Why Efficiency Matters for Allianz

Allianz is one of the world's largest insurers, with a sprawling portfolio that includes property and casualty (non-life) coverage, life insurance, and asset management. In the non-life segment, which accounts for a significant chunk of group premiums, cost discipline is critical. A lower cost ratio means more of each premium dollar flows to profit, boosting returns on equity and potentially supporting higher dividends or share buybacks.

The company has been investing heavily in digital transformation, including AI-driven tools that can assess damage from photos, flag fraudulent claims, and personalize pricing. These initiatives are still in early stages, but Metzler's analysis suggests the payoff could arrive sooner than the market expects. If Allianz hits the 40-bps improvement rate, it would outpace many peers in the European insurance sector, where cost ratios have been stubbornly high due to legacy systems and regulatory complexity.

This isn't the first time Metzler has flagged efficiency gains in the insurance space. The broker recently noted that Munich Re's 2026 profit target remains achievable despite a revenue miss, highlighting a similar focus on cost control across the industry.

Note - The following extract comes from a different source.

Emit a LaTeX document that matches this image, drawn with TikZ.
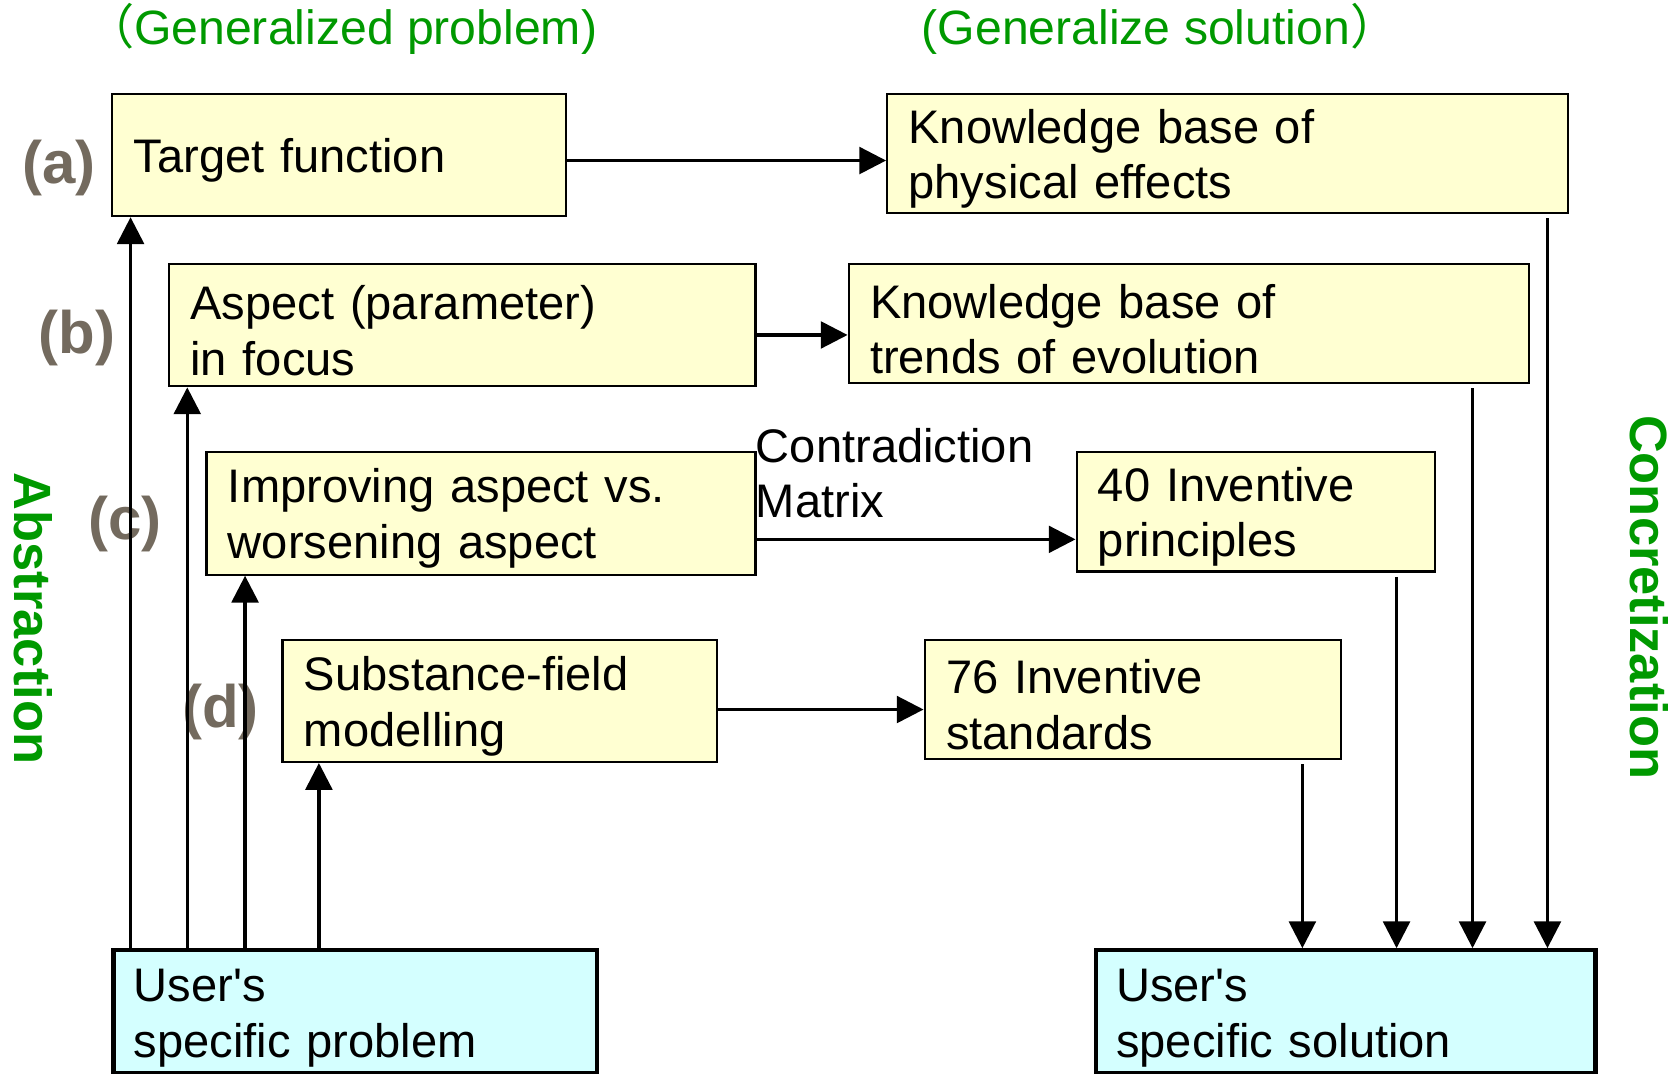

What It Means for Investors

For everyday investors, the upgraded price target is a signal that analysts see tangible value in Allianz's AI strategy. While the stock isn't a high-growth tech play, it offers a combination of steady earnings, a strong balance sheet, and a dividend yield that has historically been attractive to income-focused portfolios. If Metzler's projections prove accurate, Allianz could deliver above-average earnings growth without needing to chase risky acquisitions or market share battles.

Investors should watch for Allianz's next earnings report, where management may provide updated guidance on cost targets. The company's ability to sustain AI-driven improvements will be key, as will broader economic factors like claims inflation from natural disasters or auto repairs. A 40-bps annual improvement is ambitious, and any deviation could affect the stock's trajectory.

The broader market context also matters. AI optimism has lifted stocks across sectors, from tech to industrials, as companies race to deploy the technology. Singapore stocks ended a week higher on AI optimism, reflecting the global enthusiasm. However, insurers face unique challenges: they must balance automation with regulatory scrutiny and customer trust. Allianz's track record of disciplined execution gives it an edge, but investors should remain aware of execution risks.

Looking Ahead

Metzler's price target of €454 is one of the more bullish on the street, but it's grounded in a specific, measurable thesis: cost ratio improvement. If Allianz delivers, the stock could re-rate higher as earnings estimates rise. If not, the shares may trade sideways until the next catalyst emerges.

For now, the message is clear: Allianz is betting that AI can do more than just generate headlines—it can generate real savings. And Metzler is betting that those savings will show up in the numbers sooner than most expect.